**What you should do**: Leaving the pictures out, print the lines from the first line of the listing through the line containing "blue = '#5b95f9'", exactly as they read, and no others.

* Begin *

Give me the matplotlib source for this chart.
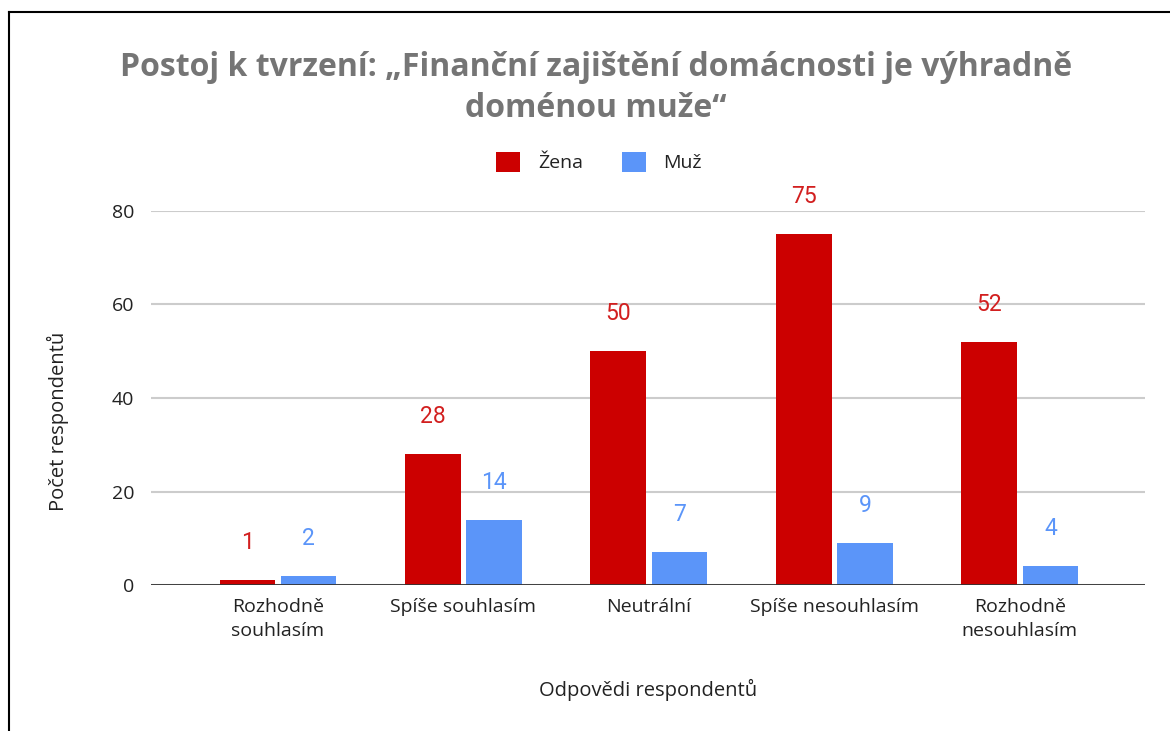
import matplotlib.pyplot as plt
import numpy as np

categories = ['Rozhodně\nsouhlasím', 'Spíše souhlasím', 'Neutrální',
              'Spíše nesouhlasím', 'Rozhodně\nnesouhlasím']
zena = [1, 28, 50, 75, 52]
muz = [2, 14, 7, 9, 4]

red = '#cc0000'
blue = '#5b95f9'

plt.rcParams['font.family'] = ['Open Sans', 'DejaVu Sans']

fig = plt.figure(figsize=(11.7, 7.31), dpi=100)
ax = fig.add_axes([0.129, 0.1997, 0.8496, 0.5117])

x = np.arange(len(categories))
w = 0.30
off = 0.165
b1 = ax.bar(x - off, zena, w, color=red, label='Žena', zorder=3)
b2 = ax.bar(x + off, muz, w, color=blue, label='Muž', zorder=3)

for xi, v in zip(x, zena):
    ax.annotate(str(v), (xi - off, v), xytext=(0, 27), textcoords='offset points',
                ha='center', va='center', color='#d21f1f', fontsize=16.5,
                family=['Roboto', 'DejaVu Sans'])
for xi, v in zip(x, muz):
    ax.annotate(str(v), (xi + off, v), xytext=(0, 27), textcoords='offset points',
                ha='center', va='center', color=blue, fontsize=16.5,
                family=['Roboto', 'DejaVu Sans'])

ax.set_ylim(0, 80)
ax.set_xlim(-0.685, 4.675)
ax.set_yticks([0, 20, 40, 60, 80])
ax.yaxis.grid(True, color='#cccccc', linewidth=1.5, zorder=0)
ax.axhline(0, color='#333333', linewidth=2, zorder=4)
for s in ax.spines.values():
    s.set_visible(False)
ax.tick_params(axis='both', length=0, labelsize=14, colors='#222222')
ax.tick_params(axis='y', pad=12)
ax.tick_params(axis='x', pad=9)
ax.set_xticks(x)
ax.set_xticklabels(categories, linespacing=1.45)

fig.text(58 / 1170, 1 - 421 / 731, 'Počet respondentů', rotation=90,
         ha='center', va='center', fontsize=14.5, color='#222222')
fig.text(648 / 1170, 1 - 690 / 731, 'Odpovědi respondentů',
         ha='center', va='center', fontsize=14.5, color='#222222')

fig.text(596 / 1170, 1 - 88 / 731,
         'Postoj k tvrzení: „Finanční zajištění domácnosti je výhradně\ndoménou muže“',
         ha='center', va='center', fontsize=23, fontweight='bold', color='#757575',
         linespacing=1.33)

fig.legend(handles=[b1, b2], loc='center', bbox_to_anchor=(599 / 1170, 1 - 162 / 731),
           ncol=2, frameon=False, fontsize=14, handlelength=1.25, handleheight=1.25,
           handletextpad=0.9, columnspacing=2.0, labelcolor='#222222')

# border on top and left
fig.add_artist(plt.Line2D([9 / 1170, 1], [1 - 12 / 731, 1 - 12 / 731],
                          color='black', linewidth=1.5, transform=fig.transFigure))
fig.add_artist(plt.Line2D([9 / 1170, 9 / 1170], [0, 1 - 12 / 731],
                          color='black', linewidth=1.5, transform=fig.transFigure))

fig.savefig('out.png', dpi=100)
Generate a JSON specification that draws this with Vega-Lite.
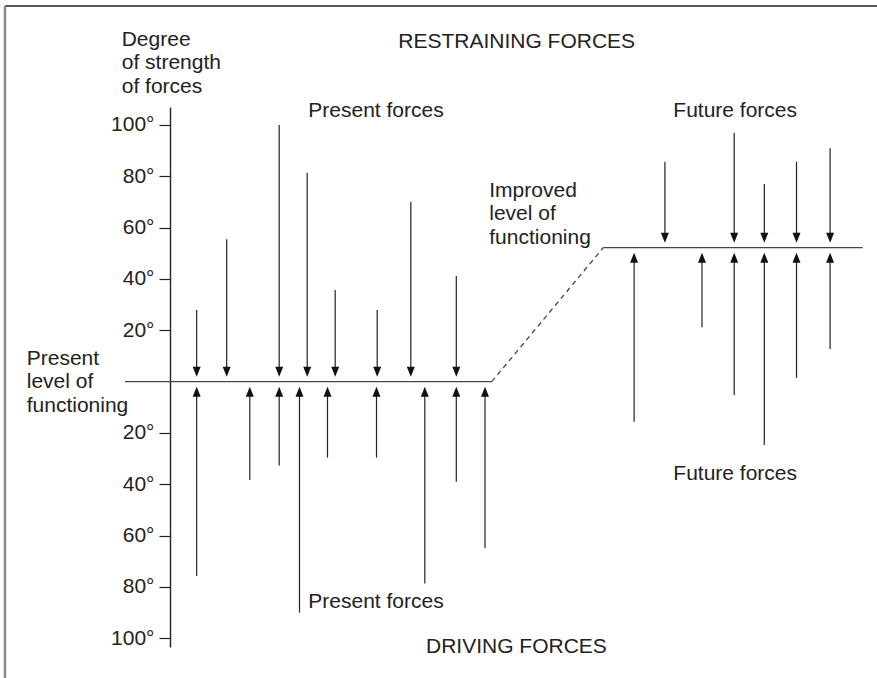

* End *

**Answer to the problem**:
Give me the matplotlib source for this chart.
import matplotlib.pyplot as plt
import numpy as np

categories = ['Rozhodně\nsouhlasím', 'Spíše souhlasím', 'Neutrální',
              'Spíše nesouhlasím', 'Rozhodně\nnesouhlasím']
zena = [1, 28, 50, 75, 52]
muz = [2, 14, 7, 9, 4]

red = '#cc0000'
blue = '#5b95f9'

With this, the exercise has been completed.